Тем временем призывы Сига Сигэтака возымели действие и горный туризм получает значительное распространение. Несмотря на новые «морские» веяния, японцы не смогли забыть ни про горы, ни про свое обыкновение выпивать после купания в горячем источнике. Тем не менее и пребывание на морском побережье сделалось делом модным и привычным. Так реализовывалась двойная сущность природы Японии – страны гор и страны моря. Море и горы как метки идеального пейзажа существовали в общественном сознании на равных основаниях. Не случайно известный литератор и альпинист Кодзима Усуи (1873–1948) восхищался морем и горами в одинаковой степени. Вознося хвалы снежной шапке на горе Фудзи, он находит, что, подобно тому как белый цвет вбирает в себя весь возможный световой спектр, так и Фудзи является носительницей всех возможных сверхценностей – справедливости, святости, чистоты, незапятнанности, совершенства[466]. Такой же «колористический» подход он использует и при описании моря: его голубизна успокаивает, его безбрежность приводит автора в байронический восторг, а нервную систему успокаивает мерно-музыкальный плеск волн – явление, которое в традиционной культуре Японии никогда не привлекало внимания (в то время в связи с убыстрившимся темпом жизни и ломкой привычного уклада нервные заболевания действительно получили широкое распространение).
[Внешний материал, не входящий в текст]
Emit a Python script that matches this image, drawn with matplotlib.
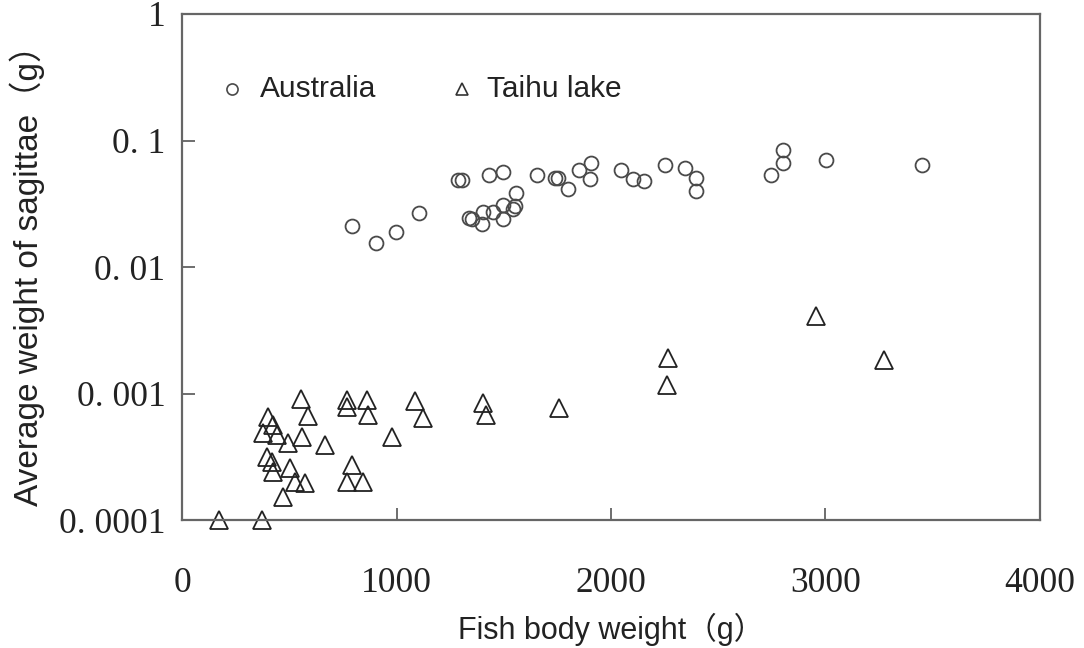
import matplotlib
matplotlib.use("Agg")
import matplotlib.pyplot as plt
from matplotlib.ticker import FixedLocator, FixedFormatter

# Australia sagittae (circles)
aus_x = [793, 903, 998, 1103, 1285, 1304, 1433, 1495, 1340, 1350, 1401, 1400,
         1451, 1495, 1495, 1552, 1557, 1545, 1655, 1739, 1754, 1801, 1852, 1905,
         1902, 2047, 2101, 2154, 2250, 2345, 2396, 2395, 2746, 2802, 2802, 3002,
         3450]
aus_y = [0.0211, 0.0154, 0.0188, 0.0269, 0.0487, 0.0487, 0.053, 0.056, 0.0243,
         0.0238, 0.0271, 0.0218, 0.0271, 0.0309, 0.0239, 0.0302, 0.0383, 0.0290,
         0.053, 0.0506, 0.0506, 0.0414, 0.0584, 0.066, 0.0499, 0.0584, 0.0499,
         0.0479, 0.064, 0.061, 0.0508, 0.0401, 0.0533, 0.084, 0.0664, 0.070,
         0.064]

# Taihu lake sagittae (triangles)
tai_x = [555, 587, 401, 424, 378, 443, 494, 559, 667, 769, 769, 862, 867, 396,
         420, 424, 503, 527, 573, 471, 793, 769, 844, 172, 373, 979, 1086, 1124,
         1403, 1417, 1758, 2261, 2266, 2956, 3273]
tai_y = [0.000906, 0.000664, 0.000652, 0.000564, 0.000487, 0.00047, 0.000406,
         0.000453, 0.000392, 0.000889, 0.000782, 0.000889, 0.000676, 0.000315,
         0.000287, 0.00024, 0.000258, 0.0002, 0.000196, 0.000152, 0.000272,
         0.0002, 0.0002, 0.0001, 0.0001, 0.000453, 0.000873, 0.00064, 0.000842,
         0.000676, 0.000768, 0.00117, 0.00191, 0.0041, 0.00184]

yticks = [0.0001, 0.001, 0.01, 0.1, 1]
ytick_labels = ["0. 0001", "0. 001", "0. 01", "0. 1", "1"]
xticks = [0, 1000, 2000, 3000, 4000]

sans = ["Liberation Sans", "Noto Sans CJK SC", "DejaVu Sans"]
serif = ["Liberation Serif", "DejaVu Serif"]

fig = plt.figure(figsize=(10.84, 6.48), dpi=100)
ax = fig.add_axes([0.1679, 0.1975, 0.7915, 0.7809])

ax.plot(aus_x, aus_y, linestyle="none", marker="o", markersize=10,
        markerfacecolor="none", markeredgecolor="#4a4a4a", markeredgewidth=1.3,
        clip_on=False)
ax.plot(tai_x, tai_y, linestyle="none", marker="^", markersize=13,
        markerfacecolor="none", markeredgecolor="#222222", markeredgewidth=1.3,
        clip_on=False)

ax.set_yscale("log")
ax.set_xlim(0, 4000)
ax.set_ylim(0.0001, 1)

ax.yaxis.set_major_locator(FixedLocator(yticks))
ax.yaxis.set_major_formatter(FixedFormatter(ytick_labels))
ax.yaxis.set_minor_locator(FixedLocator([]))
ax.set_xticks(xticks)

ax.tick_params(axis="both", direction="in", length=9, width=1.2, color="#555555",
               top=False, right=False)
ax.tick_params(axis="y", pad=12)
ax.tick_params(axis="x", pad=34)
for lab in ax.get_xticklabels() + ax.get_yticklabels():
    lab.set_family(serif)
    lab.set_fontsize(25.5)
    lab.set_color("#222222")

for sp in ax.spines.values():
    sp.set_color("#666666")
    sp.set_linewidth(1.6)

ax.set_xlabel("Fish body weight（g）", family=sans, fontsize=22, color="#222222",
              labelpad=9)
ax.set_ylabel("Average weight of sagittae（g）", family=sans, fontsize=24,
              color="#222222", labelpad=10)

# legend drawn by hand
ax.plot([0.058], [0.852], transform=ax.transAxes, marker="o", markersize=8,
        markerfacecolor="none", markeredgecolor="#4a4a4a", markeredgewidth=1.2)
ax.text(0.091, 0.852, "Australia", transform=ax.transAxes, family=sans,
        fontsize=21.5, va="center", color="#222222")
ax.plot([0.326], [0.852], transform=ax.transAxes, marker="^", markersize=9,
        markerfacecolor="none", markeredgecolor="#333333", markeredgewidth=1.2)
ax.text(0.355, 0.852, "Taihu lake", transform=ax.transAxes, family=sans,
        fontsize=21.5, va="center", color="#222222")

fig.savefig("out.png", dpi=100)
Как и в прежние времена, горы и воды составляли для Кодзима каркас природной картины, но вода пресная на глазах становилась солонее. Поэтому с вершины горы Фудзи литератор Кодзима своим орлиным взором прозревает вовсе не реки и озера (а они оттуда и вправду видны), а море – причем даже те весьма отдаленные от вершины места, которые в действительности оттуда наблюдать невозможно[467].
Афиша выставки фотографии, посвященной горам и водам
Кодзима Усуи рисовал новую для японской культуры картину. Это касается не только моря, но и гор: взбираясь на вершины, он описывал открывающийся оттуда вид, что было, повторим, прежде не принято. Тем не менее в его описаниях можно видеть и преемственность по отношению к традиционной картине мира. Трудно отделаться от ощущения, что он сидит на веранде дома в своей усадьбе и – находясь на некотором возвышении – созерцает свой освященный традицией сад. Тот сад, в котором камни – это не только разукрупненные горы, но и окаменевшие символы правильных человеческих отношений. Поэтому он и уподобляет Фудзи государю, а все другие горы его весьма обширной страны – подданным императора. «Фудзи – словно государь – скромна и будто бы не осознает своего величия; те же горы у ее подножия, что взирают на нее вблизи, видятся исчезающе малыми, и они не в состоянии оценить ее величия – как не способны оценить окружающие величие гения»[468]. В другом своем сочинении автор уподоблял окружающие Фудзи горы ее младшим сестрам[469].